Documentation of all identified stakeholders and their respective rights claims.
Indigenous and Local Knowledge
Projects must show how Indigenous and local knowledge has been incorporated into project design and monitoring, particularly when it affects land use, natural resource management, or community resilience.
Cite specific consultations or collaborations with traditional knowledge holders.
Include co-developed approaches or monitoring practices where relevant.
Culutral Heritage Safeguards
Where applicable, the developer should adhere to recognized frameworks such as community-led heritage management plans and the UNESCO Convention for the Safeguarding of Intangible Cultural Heritage, prioritizing free, prior, and informed consent (FPIC) and locally defined values of cultural significance.
Indirect and Cumulative Impacts
Proponents must identify and assess any indirect or unintended impacts on IPLCs or their cultural heritage. This includes:
Potential changes in land use patterns, migration, economic displacement, or increased pressure on local resources.
Provisions to monitor these risks over time and implement corrective actions when needed.
Clear articulation of how Free, Prior, and Informed Consent (FPIC) principles were applied, where relevant.
Land and Territorial Safeguards
Projects must demonstrate there are no adverse impacts to land and territorial rights. This includes:
Procedures to confirm legal or customary land rights are not infringed upon.
Independent verification of land tenure status, including Indigenous claims.
Mechanisms to resolve land disputes fairly and transparently.
Local Employment & Economic Inclusion
The project must describe how it contributes to local employment and economic benefits, including:
Hiring practices that prioritize local communities.
Support for local enterprises, supply chains, and capacity-building efforts.
Gender equity
Projects must demonstrate that gender equity and social inclusion are fully integrated into governance, design, and implementation.
Projects must ensure meaningful participation of women, non-binary, and gender-diverse individuals in governance and decision-making processes.
Projects must provide equal economic opportunities across all genders and ensure non-discriminatory hiring, promotion, and wage practices.
Projects must adopt a zero-tolerance policy for sexual harassment and gender-based violence, in accordance with international human rights standards.
Projects must ensure that benefits (e.g., job creation, capacity building, financial returns, land access) are equitably distributed and accessible to all genders.
Cancun Safeguards
REDD+ should ensure they are aligned with the Cancun Safeguards established by the UNFCCC.
Beyond "Do No Harm" + Create Co-Benefits
The principle of "do no harm" can evolve into "create co-benefits" or initiatives that go beyond harm prevention to deliver added value to biodiversity and communities.

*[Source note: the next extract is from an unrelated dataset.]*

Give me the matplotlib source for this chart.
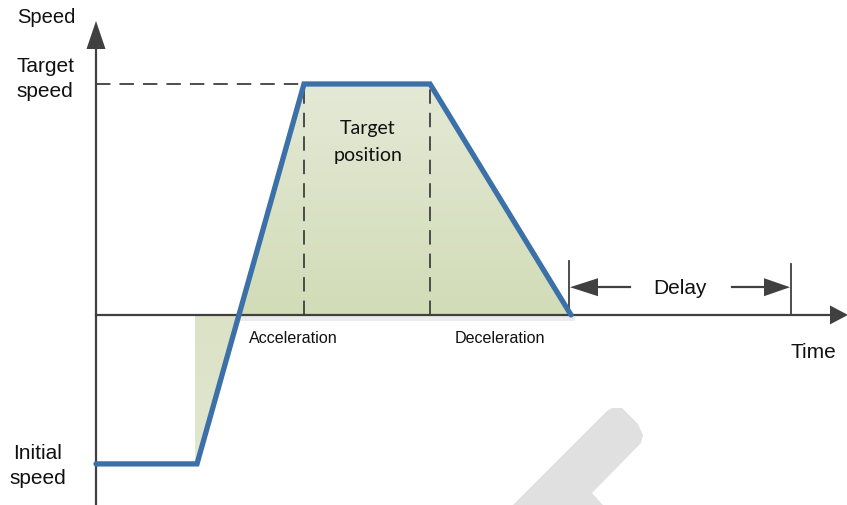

Co-benefits can include:
Promoting ecosystem services and biodiversity,
Generating local employment opportunities,
Enaging in benefit sharing.
Benefit Sharing
Project developers should establish equitable forms of sharing the revenues from their projects with local communities. This could look like:
Funding sustainable infrastructure, enhancing community resilience to climate change,
Fostering job creation.
This should be implemented in collaboration with project developers to ensure the plan meets their needs and establishes long-term trust.
Alignment to Sustainable Development Goals
Sustainable Development Goals (or SDGs), established by the UN Development Program, provide a framework for addressing humanity's most pressing issues. With 17 goals spanning themes like the biosphere, society, and economy, SDGs encourage organizations to contribute meaningfully to global progress.

Measuring Impact on SDGs
There are different ways of assessing how a project aligns with these goals. A project developer can reference the list of indicators for each goal to discern how their project fits in. Project developers should consider how to go above and beyond Goal 13 (Action against climate change).
Monitoring and Validation
To ensure accountability, SDG impacts must be:
Monitored and Quantified after project implementation,
Validated by an accredited VVB during project validation.